The request:
In the entries below, find the lines with the word "matplotlib" and copy them.

═══ Information shown ═══

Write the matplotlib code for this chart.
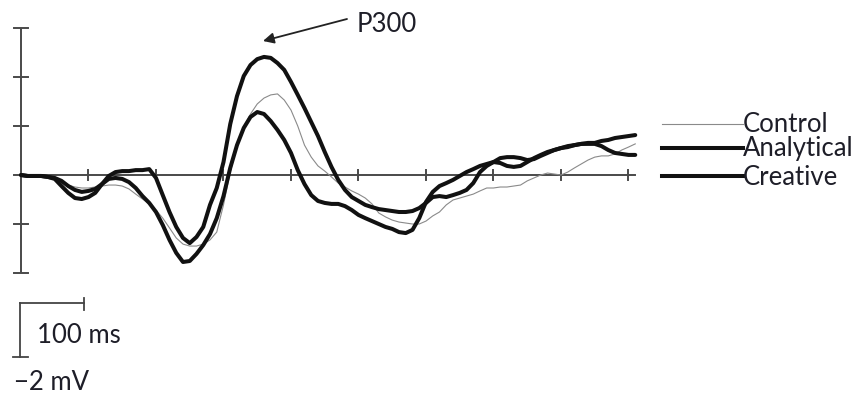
import matplotlib
matplotlib.use("Agg")
import matplotlib.pyplot as plt
from matplotlib.lines import Line2D
import numpy as np

# ---------------- data (µV, sampled every 10 ms from 0 to 910 ms) ----------------
time_ms = np.arange(0, 911, 10)

control = [
    0.00, -0.04, -0.04, -0.08, -0.08, -0.16, -0.29, -0.41, -0.49, -0.53,
    -0.53, -0.49, -0.45, -0.41, -0.41, -0.45, -0.57, -0.78, -0.98, -1.18,
    -1.43, -1.76, -2.16, -2.57, -2.82, -2.90, -2.90, -2.82, -2.65, -2.33,
    -1.22, 0.12, 1.18, 1.96, 2.49, 2.90, 3.14, 3.27, 3.31, 3.06,
    2.65, 2.00, 1.22, 0.73, 0.37, 0.16, -0.08, -0.33, -0.49, -0.65,
    -0.78, -0.94, -1.18, -1.55, -1.71, -1.84, -1.92, -1.96, -2.00, -2.00,
    -1.88, -1.67, -1.51, -1.22, -1.02, -0.94, -0.86, -0.78, -0.65, -0.53,
    -0.53, -0.49, -0.49, -0.45, -0.41, -0.24, -0.12, 0.00, 0.08, 0.04,
    0.00, 0.12, 0.29, 0.45, 0.61, 0.73, 0.78, 0.78, 0.86, 1.02,
    1.14, 1.27,
]

analytical = [
    0.00, -0.04, -0.04, -0.04, -0.08, -0.12, -0.24, -0.45, -0.61, -0.69,
    -0.65, -0.57, -0.37, -0.16, -0.12, -0.16, -0.29, -0.53, -0.86, -1.14,
    -1.51, -2.04, -2.65, -3.18, -3.55, -3.51, -3.22, -2.86, -2.41, -1.76,
    -0.86, 0.29, 1.22, 1.92, 2.37, 2.57, 2.49, 2.20, 1.84, 1.43,
    0.90, 0.20, -0.37, -0.82, -1.06, -1.14, -1.18, -1.18, -1.27, -1.43,
    -1.63, -1.76, -1.88, -2.00, -2.12, -2.20, -2.33, -2.37, -2.24, -1.76,
    -1.10, -0.69, -0.45, -0.33, -0.20, -0.04, 0.12, 0.24, 0.37, 0.45,
    0.53, 0.49, 0.37, 0.33, 0.37, 0.53, 0.69, 0.82, 0.94, 1.02,
    1.10, 1.18, 1.22, 1.27, 1.31, 1.31, 1.39, 1.43, 1.51, 1.55,
    1.59, 1.63,
]

creative = [
    0.00, -0.04, -0.04, -0.04, -0.08, -0.16, -0.45, -0.73, -0.94, -0.98,
    -0.90, -0.73, -0.37, -0.04, 0.12, 0.16, 0.16, 0.20, 0.20, 0.24,
    -0.12, -0.82, -1.51, -2.12, -2.57, -2.78, -2.53, -2.12, -1.22, -0.53,
    0.53, 2.08, 3.22, 4.04, 4.49, 4.73, 4.82, 4.78, 4.57, 4.29,
    3.80, 3.27, 2.73, 2.16, 1.59, 0.94, 0.33, -0.20, -0.61, -0.90,
    -1.06, -1.22, -1.31, -1.39, -1.43, -1.47, -1.51, -1.51, -1.47, -1.35,
    -1.14, -0.90, -0.86, -0.90, -0.82, -0.73, -0.61, -0.33, 0.12, 0.37,
    0.53, 0.69, 0.73, 0.73, 0.69, 0.61, 0.65, 0.78, 0.90, 1.02,
    1.10, 1.14, 1.22, 1.27, 1.27, 1.27, 1.18, 1.02, 0.90, 0.86,
    0.82, 0.82,
]

y_ticks = [-4, -2, 0, 2, 4, 6]
x_ticks = [100, 200, 300, 400, 500, 600, 700, 800, 900]
series_names = ["Control", "Analytical", "Creative"]

# ---------------- figure ----------------
W, H = 858, 396
fig = plt.figure(figsize=(W / 100, H / 100), dpi=100)
ax = fig.add_axes([0, 0, 1, 1])
ax.set_xlim(-31.1, 1240)
ax.set_ylim(-9.02, 7.143)
ax.axis("off")

axis_col = "#4a4a4a"
# vertical axis with ticks
ax.plot([0, 0], [y_ticks[0], y_ticks[-1]], color=axis_col, lw=1.4, solid_capstyle="butt")
for v in y_ticks:
    ax.plot([-10.5, 10.5], [v, v], color=axis_col, lw=1.4)
# zero line with ticks
ax.plot([0, 910], [0, 0], color=axis_col, lw=1.4)
for t in x_ticks:
    ax.plot([t, t], [-0.22, 0.22], color=axis_col, lw=1.4)

# curves
ax.plot(time_ms, control, color="#8a8a8a", lw=0.8, zorder=3)
ax.plot(time_ms, analytical, color="#111111", lw=2.9, zorder=4,
        solid_joinstyle="round", solid_capstyle="round")
ax.plot(time_ms, creative, color="#111111", lw=2.9, zorder=5,
        solid_joinstyle="round", solid_capstyle="round")

# ---------------- annotations in pixel coordinates ----------------
def P(x, y):
    return (x / W, 1 - y / H)

FONT = ["Lato", "DejaVu Sans"]
txt_col = "#1e1e28"
fs = 18.5

# P300 label and arrow
fig.text(*P(357, 32), "P300", fontsize=fs, family=FONT, color=txt_col, va="baseline", ha="left")
ax.annotate("", xy=P(263, 41), xycoords="figure fraction",
            xytext=P(347, 19), textcoords="figure fraction",
            arrowprops=dict(arrowstyle="-|>", color="#222222", lw=1.3,
                            mutation_scale=16, shrinkA=0, shrinkB=0))

# legend
leg_y = [124, 148, 176]
leg_base = [132, 156, 185]
leg_lw = [0.8, 2.9, 2.9]
leg_col = ["#8a8a8a", "#111111", "#111111"]
for name, ly, lb, lw, c in zip(series_names, leg_y, leg_base, leg_lw, leg_col):
    fig.add_artist(Line2D([662 / W, 743 / W], [1 - ly / H, 1 - ly / H],
                          transform=fig.transFigure, color=c, lw=lw))
    fig.text(*P(743, lb), name, fontsize=fs, family=FONT, color=txt_col,
             va="baseline", ha="left")

# scale bar
sb_col = "#444444"
fig.add_artist(Line2D([20 / W, 84 / W], [1 - 303 / H, 1 - 303 / H],
                      transform=fig.transFigure, color=sb_col, lw=1.3))
fig.add_artist(Line2D([84 / W, 84 / W], [1 - 298 / H, 1 - 310 / H],
                      transform=fig.transFigure, color=sb_col, lw=1.3))
fig.add_artist(Line2D([20 / W, 20 / W], [1 - 303 / H, 1 - 357 / H],
                      transform=fig.transFigure, color=sb_col, lw=1.3))
fig.add_artist(Line2D([13 / W, 28 / W], [1 - 357 / H, 1 - 357 / H],
                      transform=fig.transFigure, color=sb_col, lw=1.3))
fig.text(*P(37, 343), "100 ms", fontsize=fs, family=FONT, color=txt_col, va="baseline", ha="left")
fig.text(*P(14, 390), "\u22122 mV", fontsize=fs, family=FONT, color=txt_col, va="baseline", ha="left")

fig.savefig("out.png", dpi=100, facecolor="white")
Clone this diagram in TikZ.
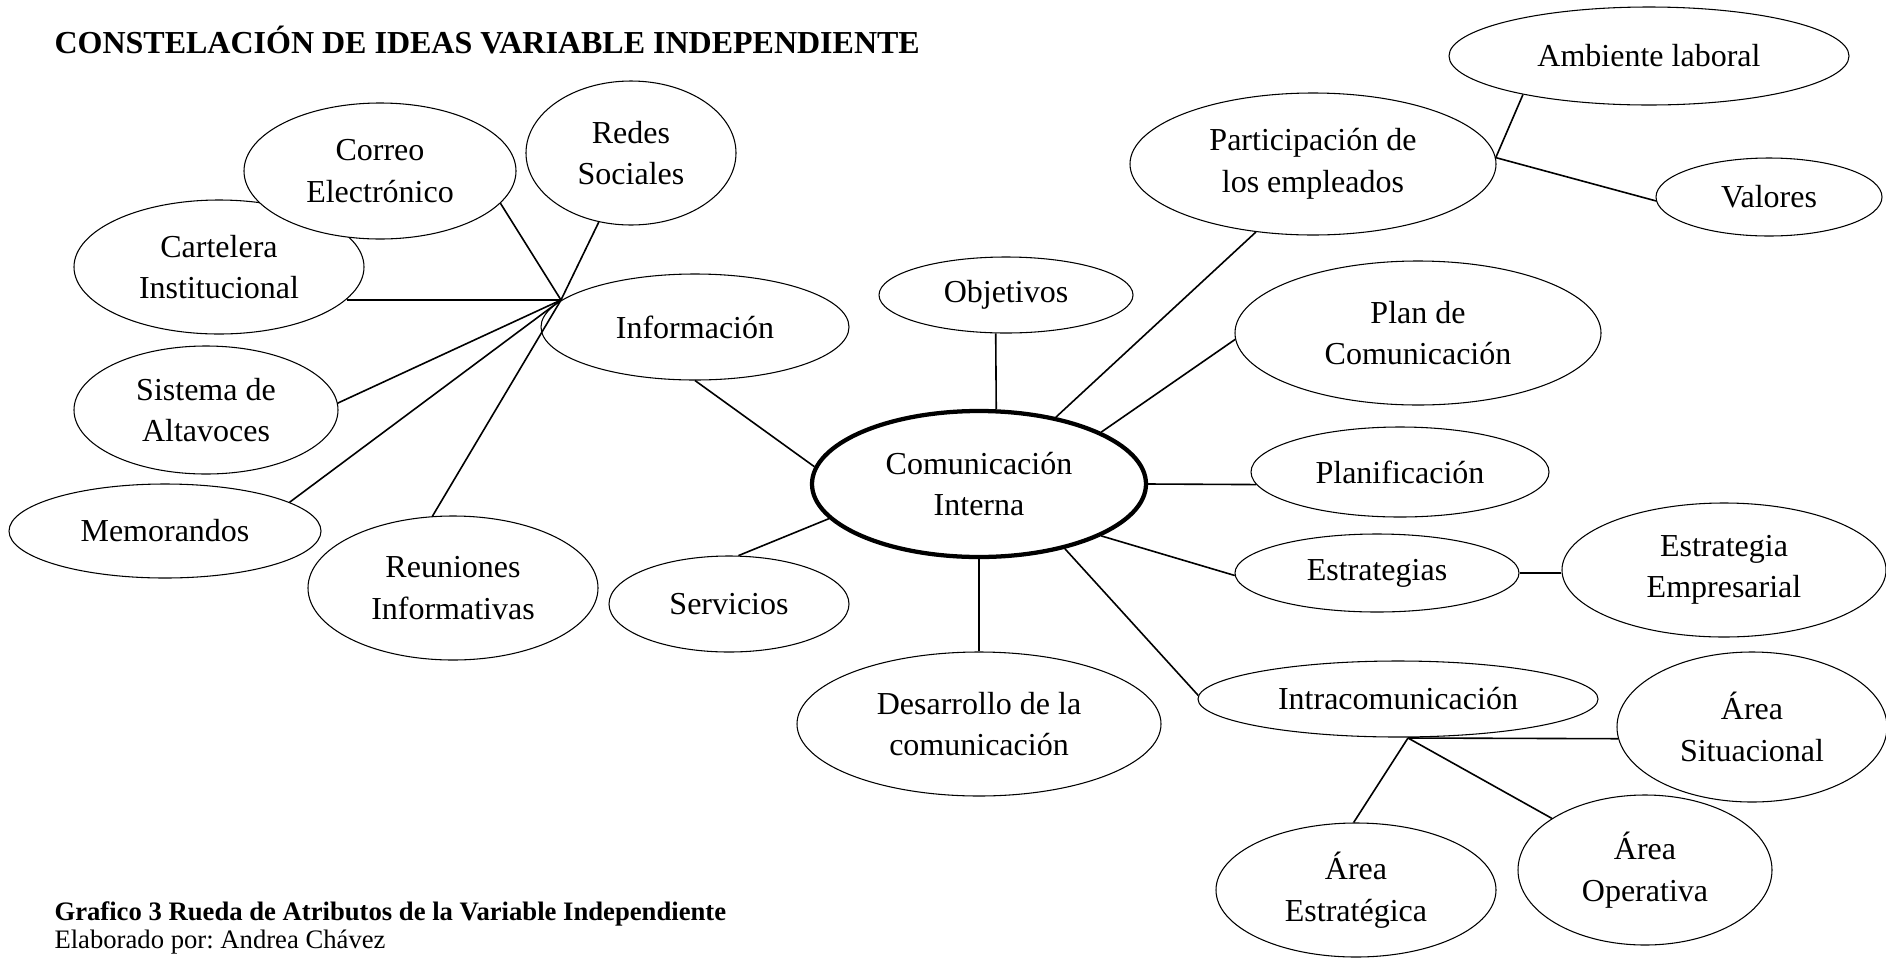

═══

Complete response:
Write the matplotlib code for this chart.
import matplotlib
matplotlib.use("Agg")
import matplotlib.pyplot as plt
from matplotlib.lines import Line2D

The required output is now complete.